Volume Two—Chapter Six.
How Lady Martlett Humbled the Doctor.
“I hate him, and I’ll humble him yet!” said Lady Martlett, with her eyes flashing, as she saw Jack Scales coming along the path towards the drawing-room window. “How dares he assume such a high tone towards me! How dares he speak to me as if I were an inferior, or a woman at whom he laughs as unworthy of his notice! I will humble him, proud as he may be.” She watched him through the window as he walked very thoughtfully along the path; and probably it was anger that made her countenance show a higher colour than usual. The visit did not seem pleasant. The weather was all that could be desired; but there was to her something unrestful in the atmosphere. Kate Scarlett was nervous and excited, for some reason or other, and was constantly leaving her alone. Aunt Sophia had seemed more touchy than usual; and Naomi looked as if she were afraid of the visitor.

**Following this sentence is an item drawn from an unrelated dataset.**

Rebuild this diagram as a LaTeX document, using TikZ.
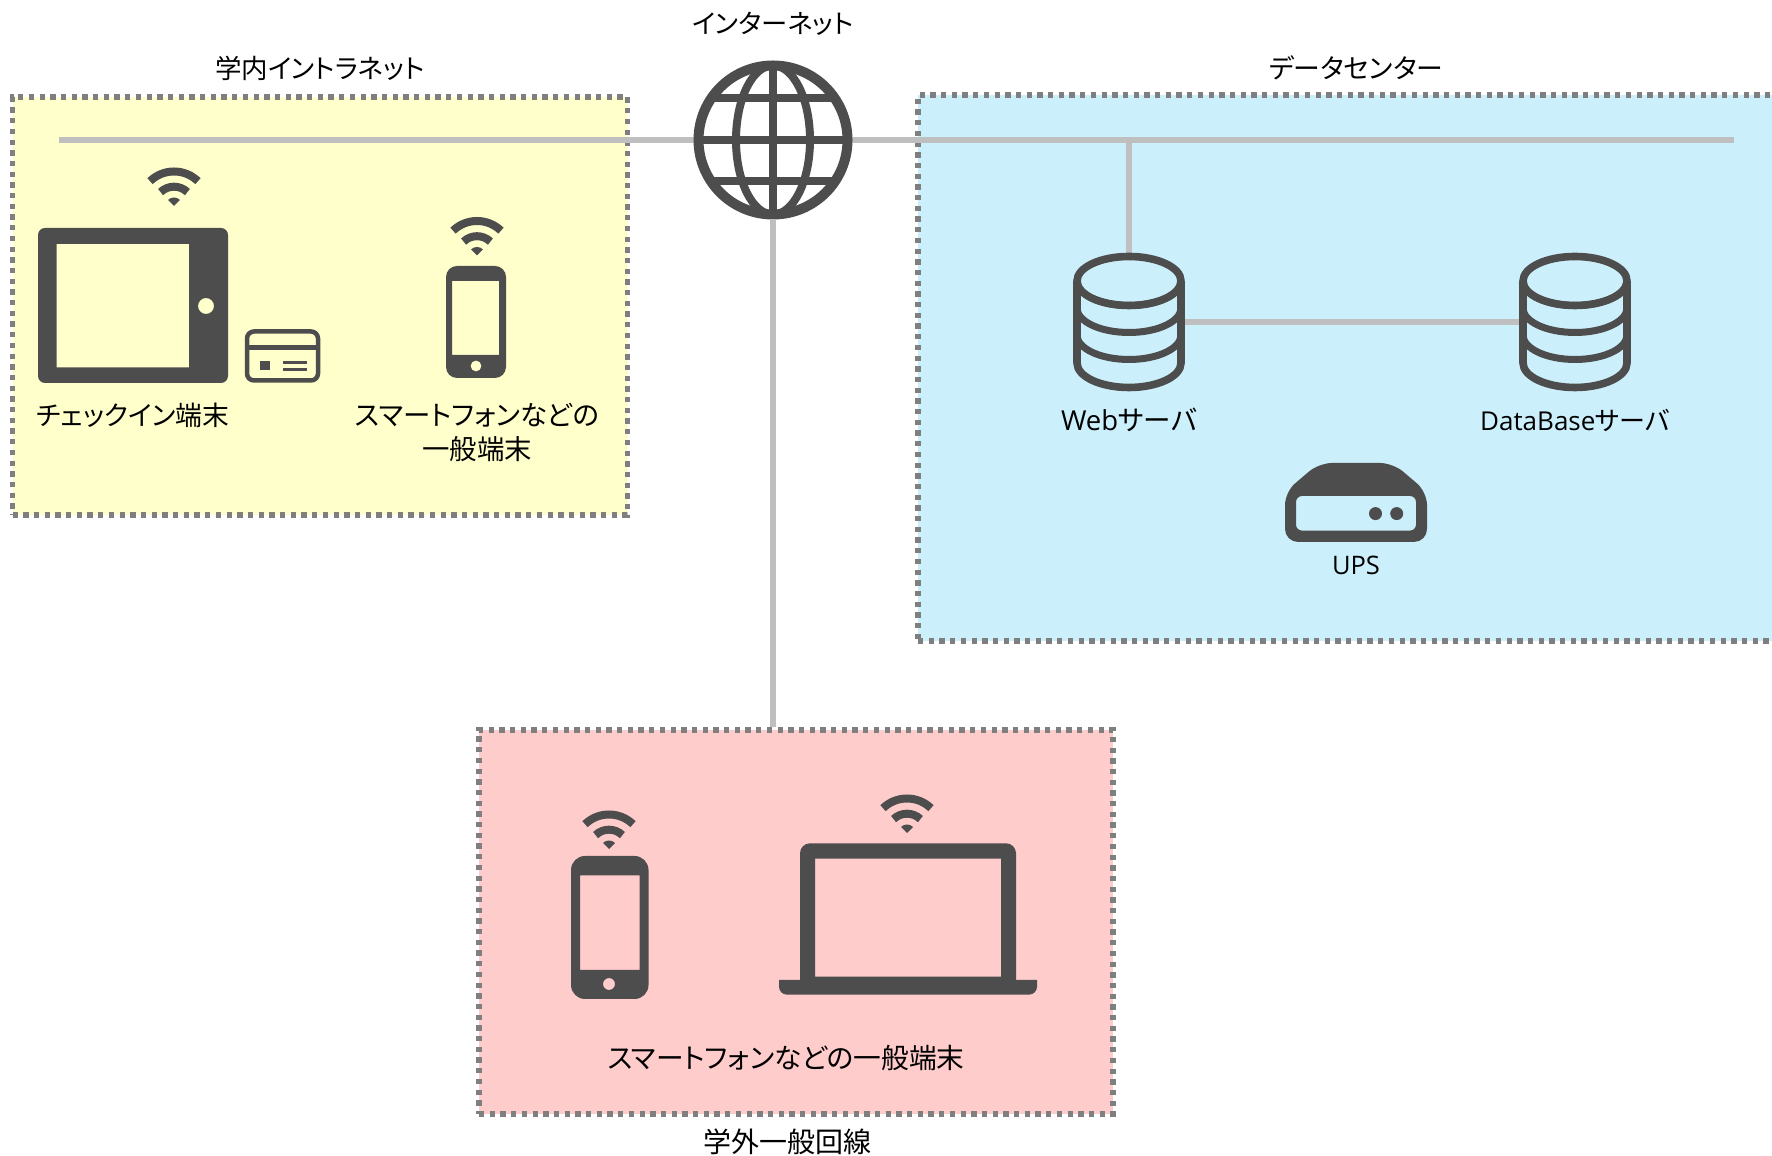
\documentclass[tikz,border=0pt]{standalone}
\usepackage{fontspec}
\setmainfont{Noto Sans CJK JP}[RawFeature={+palt}]
\newfontfamily\latf{Open Sans}
\definecolor{icon}{HTML}{4D4D4D}
\definecolor{wire}{HTML}{BFBFBF}
\definecolor{edge}{HTML}{7F7F7F}
\definecolor{zoneY}{HTML}{FFFFCC}
\definecolor{zoneB}{HTML}{CCEFFC}
\definecolor{zoneP}{HTML}{FFCCCC}
\tikzset{
  zone/.style={draw=edge,line width=5.3pt,dash pattern=on 5.3pt off 5.4pt,inner sep=0pt,anchor=center},
  wireline/.style={draw=wire,line width=5.5pt},
  label/.style={inner sep=0pt,text=black,align=center},
  labelsize/.style={font=\fontsize{#1}{34}\selectfont},
  iconfill/.style={fill=icon,even odd rule},
  wifi/.pic={
    \draw[icon,line width=8pt] (46:34.5pt) arc[start angle=46,end angle=134,radius=34.5pt];
    \draw[icon,line width=8pt] (46:19.3pt) arc[start angle=46,end angle=134,radius=19.3pt];
    \fill[icon] (0,0) -- (45:8.5pt) arc[start angle=45,end angle=135,radius=8.5pt] -- cycle;
  },
  cyl/.pic={
    \draw[icon,line width=7.6pt,line join=round]
      (-52pt,41pt) arc[start angle=180,end angle=540,x radius=52pt,y radius=24.5pt]
      -- (-52pt,-41pt) arc[start angle=180,end angle=360,x radius=52pt,y radius=24.5pt]
      -- (52pt,41pt);
    \draw[icon,line width=7pt] (-52pt,14pt) arc[start angle=180,end angle=360,x radius=52pt,y radius=24.5pt];
    \draw[icon,line width=7pt] (-52pt,-13pt) arc[start angle=180,end angle=360,x radius=52pt,y radius=24.5pt];
    \draw[icon,line width=7pt] (-52pt,41pt) arc[start angle=180,end angle=360,x radius=52pt,y radius=24.5pt];
  },
}
\begin{document}
\begin{tikzpicture}[x=1pt,y=1pt]
\useasboundingbox (0,0) rectangle (1772,1156);
% zones
\node[zone,fill=zoneY,minimum width=615pt,minimum height=418pt] (intra) at (320,850) {};
\node[zone,fill=zoneB,minimum width=870pt,minimum height=546pt] (dc) at (1353,788) {};
\node[zone,fill=zoneP,minimum width=634pt,minimum height=384pt] (ext) at (796,234) {};
% anchors
\coordinate (busL) at (59,1016);
\coordinate (busR) at (1734,1016);
\node[circle,minimum size=159pt,inner sep=0pt] (globe) at (773,1016) {};
\node[minimum width=112pt,minimum height=138pt,inner sep=0pt] (web) at (1129,834) {};
\node[minimum width=112pt,minimum height=138pt,inner sep=0pt] (db) at (1575,834) {};
% connectors
\draw[wireline] (busL) -- (busR);
\draw[wireline] (globe.south) -- (globe.south |- ext.north);
\draw[wireline] (web.north) -- (web.north |- busL);
\draw[wireline] (web.east) -- (db.west);
% globe
\begin{scope}[shift={(globe.center)}]
  \draw[icon,line width=10pt] (0,0) circle[radius=74.5pt];
  \draw[icon,line width=8pt] (0,0) ellipse[x radius=37pt,y radius=74.5pt];
  \draw[icon,line width=8pt] (-74.5pt,0) -- (74.5pt,0);
  \draw[icon,line width=8pt] (0,-74.5pt) -- (0,74.5pt);
  \draw[icon,line width=8pt] (-62pt,41.5pt) -- (62pt,41.5pt);
  \draw[icon,line width=8pt] (-62pt,-41.5pt) -- (62pt,-41.5pt);
\end{scope}
% servers
\pic at (web.center) {cyl};
\pic at (db.center) {cyl};
% UPS
\fill[iconfill]
  [rounded corners=13pt] (1285,614) -- (1285,664) -- (1319,693) -- (1393,693) -- (1427,664) -- (1427,614) -- cycle
  [rounded corners=6pt] (1296,660) rectangle (1416,625.4)
  [sharp corners] (1375.5,642.4) circle[radius=6.5pt] (1396.7,642.4) circle[radius=6.5pt];
% tablet
\fill[iconfill]
  [rounded corners=7pt] (38,928) rectangle (228,773)
  [sharp corners] (56.5,912) rectangle (189,788.5)
  (206,850) circle[radius=8pt];
% card
\draw[icon,line width=4.5pt,rounded corners=7pt] (247,824.5) rectangle (318,775.5);
\draw[icon,line width=5pt] (247,808) -- (318,808);
\fill[icon] (259.5,795) rectangle (270,785.5);
\fill[icon] (282.5,795) rectangle (307,792);
\fill[icon] (282.5,787.5) rectangle (307,785);
% phone yellow
\fill[iconfill]
  [rounded corners=11pt] (446,890) rectangle (506,778)
  [sharp corners] (452,875) rectangle (499,801)
  (476,790) circle[radius=5.5pt];
% phone pink
\fill[iconfill]
  [rounded corners=14pt] (571,300) rectangle (648.5,157)
  [sharp corners] (580,280.7) rectangle (639.6,186)
  (609,172) circle[radius=6pt];
% laptop
\fill[iconfill]
  (800,176) -- (800,302.7) arc[start angle=180,end angle=90,radius=10pt]
  -- (1006,312.7) arc[start angle=90,end angle=0,radius=10pt] -- (1016,176) -- cycle
  (815,297.3) rectangle (1001,179.3);
\fill[icon] (779,176) -- (1037,176) -- (1037,169.3) arc[start angle=0,end angle=-90,radius=8pt]
  -- (787,161.3) arc[start angle=-90,end angle=-180,radius=8pt] -- cycle;
% wifi
\pic at (174,950) {wifi};
\pic at (477,900.5) {wifi};
\pic at (609,307) {wifi};
\pic at (907,323) {wifi};
% labels
\node[label,labelsize=26.3] (tInet) at (773,1132) {インターネット};
\node[label,labelsize=26.5] (tIntra) at (320,1088) {学内イントラネット};
\node[label,labelsize=26.8] (tDc) at (1356,1088) {データセンター};
\node[label,labelsize=26.8] (tCheck) at (133,741) {チェックイン端末};
\node[label,labelsize=27.4] (tPhone) at (477,724) {スマートフォンなどの\\一般端末};
\node[label,labelsize=27.5] (tWeb) at (1129,736) {{\latf Web}サーバ};
\node[label,labelsize=26] (tDb) at (1575,736) {{\latf DataBase}サーバ};
\node[label,labelsize=25.5] (tUps) at (1356,591) {{\latf UPS}};
\node[label,labelsize=27.7] (tPink) at (786,98) {スマートフォンなどの一般端末};
\node[label,labelsize=28] (tExt) at (787,14) {学外一般回線};
\end{tikzpicture}
\end{document}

Lady Martlett had come, telling herself that she wanted company; now she was at The Rosery, she felt that she wanted to be alone. And now that, for the second time, Lady Scarlett had left her alone, she had been sitting fretfully, and thinking it very tiresome that she should be left.
Then came the sound of the footsteps of the doctor—a doctor who would have treated her complaint to perfection, had she not scornfully declared to herself that it was out of his power, and that he was an ignorant pretender, who did not understand her ailment in the least; and at last her eyes filled with tears.
“I’m a miserable woman!” she said to herself, as she called to mind the fact that she was a very rich young widow with beauty and a title; that there were scores of opportunities for making a good match, did she wish to wed; that she had only to give an order to have it obeyed; and—yes—here was this careless, indifferent young doctor, always ready to insult her, always treating her with a cool flippancy of manner, metaphorically snapping his fingers at her beauty of person, her title, and her wealth, and all the time utterly refusing to become her slave.
Just then, Lady Martlett uttered a low sigh, biting her lip directly after, in vexation at her weakness, for Scales had sauntered by the French window, engagingly open as it was like a trap, with her inside as a most attractive bait, and without so much as once glancing in.
“I believe he knows I’m in here alone,” she said to herself angrily; “and he has gone by on purpose to pique me. It is his conceit. He thinks I care for him. Oh, it is unbearable!” she cried impetuously. “I’ll bring him as a supplicant to my knees; and when I do,” she continued, with a flash of triumph in her dark eyes, “he shall know what it is to have slighted and laughed at me!”
She fanned her flaming cheeks, and started up to pace the room, when once more there was the sound of the doctor’s footsteps, as, in utter ignorance of Lady Martlett’s presence, he returned along the gravel walk, thinking deeply over the knotty points of his patient’s case.
Lady Martlett threw herself back in her seat, composed her features, but could not chase away the warm flush of resentment upon her checks. She, however, assumed an air of haughty languor, and appeared to be gazing at the landscape framed in by the open window.